→ **What needs to be done**
Keep to the lines from the line containing "Emit a Python" through the line containing "107, 30, 25, 0]": copy them exactly and leave every picture out.

→ **Record extracts**
** BEGIN **
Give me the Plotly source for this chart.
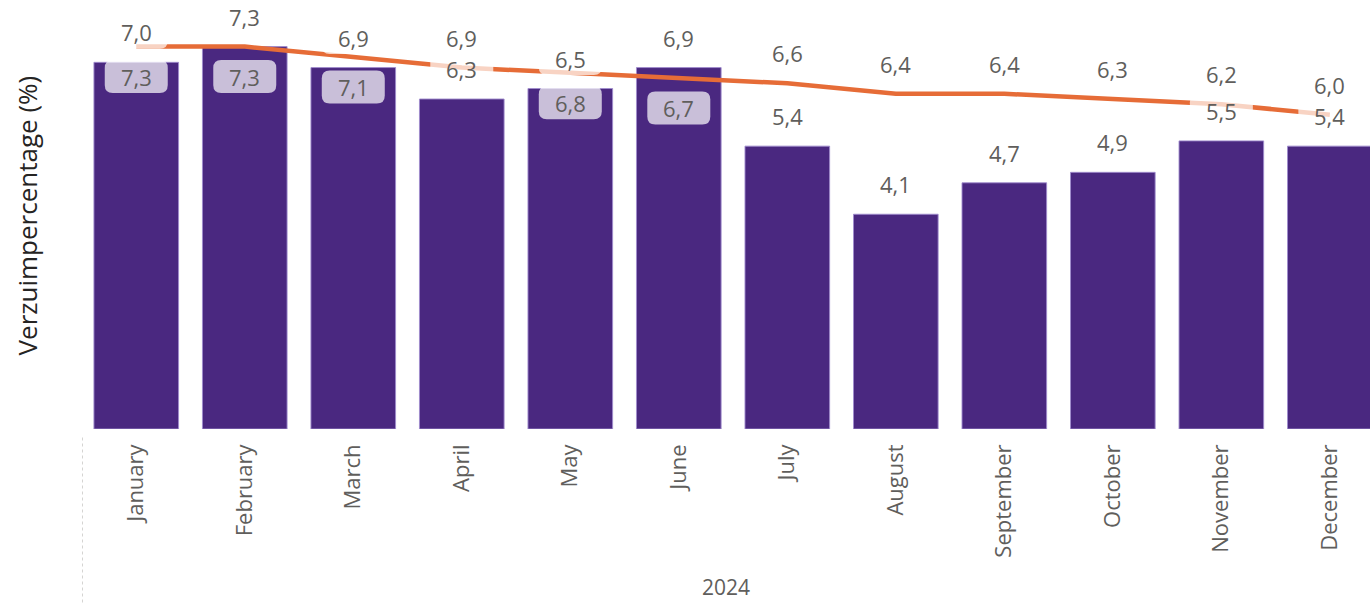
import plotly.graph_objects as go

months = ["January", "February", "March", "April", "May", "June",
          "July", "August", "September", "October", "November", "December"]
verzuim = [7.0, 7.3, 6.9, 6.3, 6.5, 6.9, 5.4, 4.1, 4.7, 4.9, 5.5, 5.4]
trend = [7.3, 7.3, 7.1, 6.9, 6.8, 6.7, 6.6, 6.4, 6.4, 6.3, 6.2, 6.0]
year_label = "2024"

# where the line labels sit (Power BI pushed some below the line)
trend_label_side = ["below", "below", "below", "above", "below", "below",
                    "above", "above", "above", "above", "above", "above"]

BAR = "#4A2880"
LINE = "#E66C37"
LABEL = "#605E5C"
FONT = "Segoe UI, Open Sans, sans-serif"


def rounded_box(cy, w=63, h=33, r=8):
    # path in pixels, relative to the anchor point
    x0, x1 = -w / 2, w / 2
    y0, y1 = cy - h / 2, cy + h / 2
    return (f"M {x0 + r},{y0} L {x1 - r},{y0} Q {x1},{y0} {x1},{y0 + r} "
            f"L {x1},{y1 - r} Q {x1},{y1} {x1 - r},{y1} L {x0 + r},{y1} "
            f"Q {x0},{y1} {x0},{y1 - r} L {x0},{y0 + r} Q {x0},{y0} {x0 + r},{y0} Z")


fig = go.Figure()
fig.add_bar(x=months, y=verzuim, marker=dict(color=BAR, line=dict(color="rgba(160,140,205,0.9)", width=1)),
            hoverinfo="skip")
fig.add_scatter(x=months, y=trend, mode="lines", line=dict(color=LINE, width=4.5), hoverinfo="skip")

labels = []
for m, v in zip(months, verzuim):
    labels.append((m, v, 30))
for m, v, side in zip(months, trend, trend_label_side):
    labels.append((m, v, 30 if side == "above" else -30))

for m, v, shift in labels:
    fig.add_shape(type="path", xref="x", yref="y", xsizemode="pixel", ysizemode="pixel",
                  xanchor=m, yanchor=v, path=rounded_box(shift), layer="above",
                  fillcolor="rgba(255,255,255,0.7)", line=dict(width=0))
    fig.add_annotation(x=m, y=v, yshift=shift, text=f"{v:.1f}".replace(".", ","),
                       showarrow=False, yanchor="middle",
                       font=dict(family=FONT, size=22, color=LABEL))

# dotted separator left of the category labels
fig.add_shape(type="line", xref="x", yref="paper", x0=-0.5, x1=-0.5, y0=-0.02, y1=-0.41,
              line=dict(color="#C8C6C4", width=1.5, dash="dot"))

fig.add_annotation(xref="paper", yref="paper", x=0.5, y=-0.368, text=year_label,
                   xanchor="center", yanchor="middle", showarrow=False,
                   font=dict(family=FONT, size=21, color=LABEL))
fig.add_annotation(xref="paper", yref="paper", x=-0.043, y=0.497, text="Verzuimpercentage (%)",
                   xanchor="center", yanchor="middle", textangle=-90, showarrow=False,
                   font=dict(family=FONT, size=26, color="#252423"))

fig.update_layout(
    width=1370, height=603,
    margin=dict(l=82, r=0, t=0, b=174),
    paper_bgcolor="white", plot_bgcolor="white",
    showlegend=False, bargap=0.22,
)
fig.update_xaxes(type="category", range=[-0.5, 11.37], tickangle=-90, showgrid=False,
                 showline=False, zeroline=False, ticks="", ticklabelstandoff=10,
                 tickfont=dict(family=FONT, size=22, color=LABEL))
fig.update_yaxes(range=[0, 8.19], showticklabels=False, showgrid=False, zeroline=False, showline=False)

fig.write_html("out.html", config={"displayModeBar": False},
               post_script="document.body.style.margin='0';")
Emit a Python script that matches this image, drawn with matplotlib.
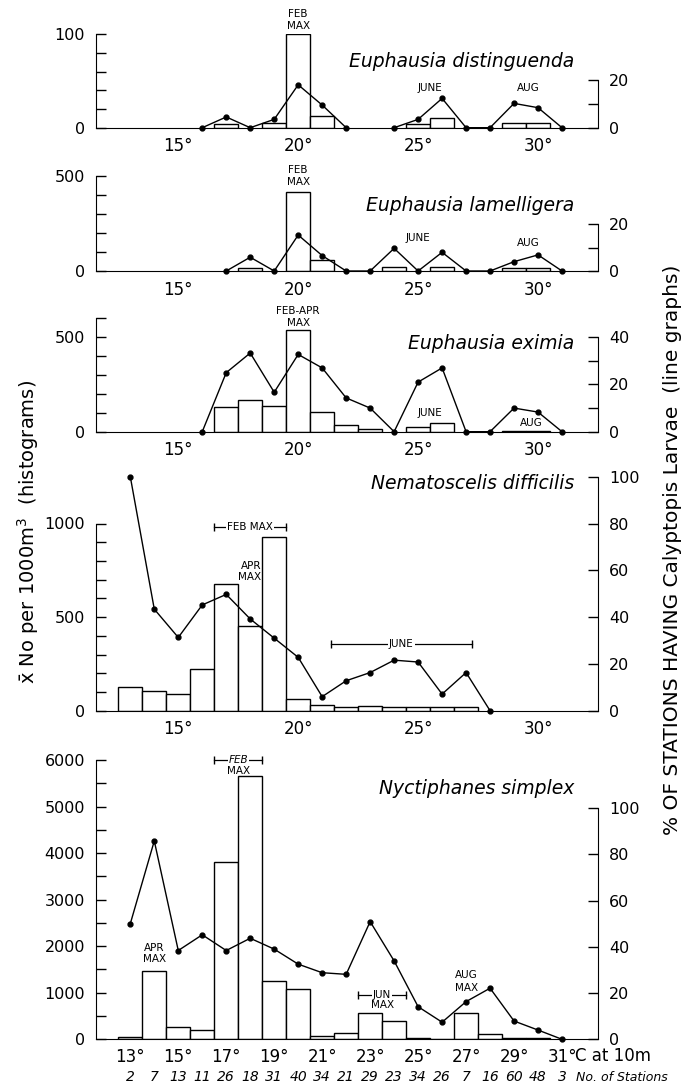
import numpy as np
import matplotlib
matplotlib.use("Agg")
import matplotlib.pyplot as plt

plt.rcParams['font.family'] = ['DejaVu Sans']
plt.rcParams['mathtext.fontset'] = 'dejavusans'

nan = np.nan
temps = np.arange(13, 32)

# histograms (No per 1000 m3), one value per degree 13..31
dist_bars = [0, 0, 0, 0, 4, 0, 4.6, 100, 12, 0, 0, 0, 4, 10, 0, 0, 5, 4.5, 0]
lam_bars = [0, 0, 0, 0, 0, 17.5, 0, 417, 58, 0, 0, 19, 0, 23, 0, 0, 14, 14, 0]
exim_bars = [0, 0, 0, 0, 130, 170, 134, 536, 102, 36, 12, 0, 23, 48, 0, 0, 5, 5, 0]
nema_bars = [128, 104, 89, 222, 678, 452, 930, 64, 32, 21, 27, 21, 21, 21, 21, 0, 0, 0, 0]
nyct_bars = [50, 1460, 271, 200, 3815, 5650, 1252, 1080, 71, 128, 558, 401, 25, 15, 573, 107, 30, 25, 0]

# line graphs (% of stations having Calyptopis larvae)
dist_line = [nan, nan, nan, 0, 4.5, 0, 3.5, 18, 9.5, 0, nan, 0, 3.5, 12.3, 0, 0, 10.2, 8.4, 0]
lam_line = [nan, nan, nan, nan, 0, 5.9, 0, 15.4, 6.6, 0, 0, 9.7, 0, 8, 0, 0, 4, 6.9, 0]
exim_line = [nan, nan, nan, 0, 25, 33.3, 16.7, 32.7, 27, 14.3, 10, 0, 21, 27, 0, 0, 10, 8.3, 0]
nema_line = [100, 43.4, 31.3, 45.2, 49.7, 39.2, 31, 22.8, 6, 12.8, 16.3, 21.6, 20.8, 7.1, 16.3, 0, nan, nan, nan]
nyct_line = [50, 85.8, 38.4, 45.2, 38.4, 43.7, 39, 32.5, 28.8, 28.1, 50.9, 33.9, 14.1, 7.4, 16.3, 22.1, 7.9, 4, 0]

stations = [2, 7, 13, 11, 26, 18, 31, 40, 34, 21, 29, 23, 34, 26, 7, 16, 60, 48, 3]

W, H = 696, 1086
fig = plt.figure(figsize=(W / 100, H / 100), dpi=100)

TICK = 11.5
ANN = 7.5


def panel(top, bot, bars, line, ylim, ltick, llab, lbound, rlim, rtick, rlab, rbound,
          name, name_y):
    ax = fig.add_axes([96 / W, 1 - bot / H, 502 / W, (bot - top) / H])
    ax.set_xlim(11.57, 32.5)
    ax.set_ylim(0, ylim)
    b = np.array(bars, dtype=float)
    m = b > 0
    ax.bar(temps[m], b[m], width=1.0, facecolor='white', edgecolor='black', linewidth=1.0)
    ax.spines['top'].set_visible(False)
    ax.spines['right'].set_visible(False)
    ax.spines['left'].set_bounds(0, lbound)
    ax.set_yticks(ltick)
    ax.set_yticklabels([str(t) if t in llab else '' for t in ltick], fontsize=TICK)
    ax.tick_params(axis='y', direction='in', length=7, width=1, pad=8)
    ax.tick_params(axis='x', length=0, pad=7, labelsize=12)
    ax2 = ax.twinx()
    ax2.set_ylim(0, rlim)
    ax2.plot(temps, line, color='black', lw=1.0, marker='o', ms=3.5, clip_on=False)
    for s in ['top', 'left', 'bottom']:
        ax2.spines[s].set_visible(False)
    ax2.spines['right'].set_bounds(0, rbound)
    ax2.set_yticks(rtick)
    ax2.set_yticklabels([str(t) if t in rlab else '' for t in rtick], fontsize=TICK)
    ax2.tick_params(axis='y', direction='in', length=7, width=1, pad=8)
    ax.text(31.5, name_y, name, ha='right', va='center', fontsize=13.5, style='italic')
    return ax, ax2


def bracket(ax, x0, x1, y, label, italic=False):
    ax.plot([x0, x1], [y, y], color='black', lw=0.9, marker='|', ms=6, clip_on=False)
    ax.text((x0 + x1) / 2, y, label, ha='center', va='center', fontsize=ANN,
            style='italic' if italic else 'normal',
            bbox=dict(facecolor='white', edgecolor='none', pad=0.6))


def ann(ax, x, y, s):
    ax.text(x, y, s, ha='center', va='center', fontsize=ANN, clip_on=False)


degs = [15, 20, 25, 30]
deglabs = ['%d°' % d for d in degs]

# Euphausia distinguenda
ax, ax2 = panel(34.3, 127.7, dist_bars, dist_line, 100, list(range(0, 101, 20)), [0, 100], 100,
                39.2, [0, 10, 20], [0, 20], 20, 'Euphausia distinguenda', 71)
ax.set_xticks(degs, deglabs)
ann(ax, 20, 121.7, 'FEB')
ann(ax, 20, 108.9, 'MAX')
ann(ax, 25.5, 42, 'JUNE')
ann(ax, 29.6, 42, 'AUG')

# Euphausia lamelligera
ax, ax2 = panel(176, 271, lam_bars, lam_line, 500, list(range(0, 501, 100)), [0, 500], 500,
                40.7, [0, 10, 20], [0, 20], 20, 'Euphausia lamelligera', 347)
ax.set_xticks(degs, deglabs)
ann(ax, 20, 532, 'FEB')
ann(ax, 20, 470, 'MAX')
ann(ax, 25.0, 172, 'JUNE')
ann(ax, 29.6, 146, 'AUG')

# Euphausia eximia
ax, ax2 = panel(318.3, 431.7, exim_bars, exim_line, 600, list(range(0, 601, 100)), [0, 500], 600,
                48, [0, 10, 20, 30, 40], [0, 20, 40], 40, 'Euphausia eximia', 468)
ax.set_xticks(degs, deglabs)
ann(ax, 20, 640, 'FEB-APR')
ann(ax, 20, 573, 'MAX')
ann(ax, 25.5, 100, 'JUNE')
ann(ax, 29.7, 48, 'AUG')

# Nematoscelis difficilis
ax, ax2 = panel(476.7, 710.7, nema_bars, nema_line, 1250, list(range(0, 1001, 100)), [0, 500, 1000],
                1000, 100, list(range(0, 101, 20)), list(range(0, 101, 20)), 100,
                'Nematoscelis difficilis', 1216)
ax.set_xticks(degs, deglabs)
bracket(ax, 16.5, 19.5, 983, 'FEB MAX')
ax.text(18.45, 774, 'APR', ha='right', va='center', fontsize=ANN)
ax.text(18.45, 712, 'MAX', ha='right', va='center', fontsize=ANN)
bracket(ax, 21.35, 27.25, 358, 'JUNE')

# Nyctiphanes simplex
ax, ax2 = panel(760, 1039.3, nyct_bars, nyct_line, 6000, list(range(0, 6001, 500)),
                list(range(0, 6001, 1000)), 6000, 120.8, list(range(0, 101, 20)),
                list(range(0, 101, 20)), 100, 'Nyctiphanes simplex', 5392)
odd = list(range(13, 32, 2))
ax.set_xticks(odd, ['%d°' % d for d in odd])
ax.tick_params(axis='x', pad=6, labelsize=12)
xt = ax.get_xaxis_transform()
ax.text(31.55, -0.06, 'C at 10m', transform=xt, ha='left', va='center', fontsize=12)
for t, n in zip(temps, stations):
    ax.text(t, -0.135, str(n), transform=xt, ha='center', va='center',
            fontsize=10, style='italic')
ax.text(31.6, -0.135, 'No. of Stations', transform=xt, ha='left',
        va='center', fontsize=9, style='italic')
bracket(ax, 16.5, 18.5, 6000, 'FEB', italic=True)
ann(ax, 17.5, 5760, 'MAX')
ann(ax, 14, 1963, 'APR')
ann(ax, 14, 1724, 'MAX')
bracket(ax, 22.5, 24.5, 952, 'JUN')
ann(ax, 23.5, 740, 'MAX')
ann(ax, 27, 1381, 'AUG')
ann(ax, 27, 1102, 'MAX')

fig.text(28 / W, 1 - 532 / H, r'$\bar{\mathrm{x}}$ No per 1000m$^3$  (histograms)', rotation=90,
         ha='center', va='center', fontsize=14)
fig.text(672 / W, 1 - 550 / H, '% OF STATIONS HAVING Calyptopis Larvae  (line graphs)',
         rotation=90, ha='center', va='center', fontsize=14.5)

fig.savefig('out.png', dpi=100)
** END **
→ **Written response**
Emit a Python script that matches this image, drawn with matplotlib.
import numpy as np
import matplotlib
matplotlib.use("Agg")
import matplotlib.pyplot as plt

plt.rcParams['font.family'] = ['DejaVu Sans']
plt.rcParams['mathtext.fontset'] = 'dejavusans'

nan = np.nan
temps = np.arange(13, 32)

# histograms (No per 1000 m3), one value per degree 13..31
dist_bars = [0, 0, 0, 0, 4, 0, 4.6, 100, 12, 0, 0, 0, 4, 10, 0, 0, 5, 4.5, 0]
lam_bars = [0, 0, 0, 0, 0, 17.5, 0, 417, 58, 0, 0, 19, 0, 23, 0, 0, 14, 14, 0]
exim_bars = [0, 0, 0, 0, 130, 170, 134, 536, 102, 36, 12, 0, 23, 48, 0, 0, 5, 5, 0]
nema_bars = [128, 104, 89, 222, 678, 452, 930, 64, 32, 21, 27, 21, 21, 21, 21, 0, 0, 0, 0]
nyct_bars = [50, 1460, 271, 200, 3815, 5650, 1252, 1080, 71, 128, 558, 401, 25, 15, 573, 107, 30, 25, 0]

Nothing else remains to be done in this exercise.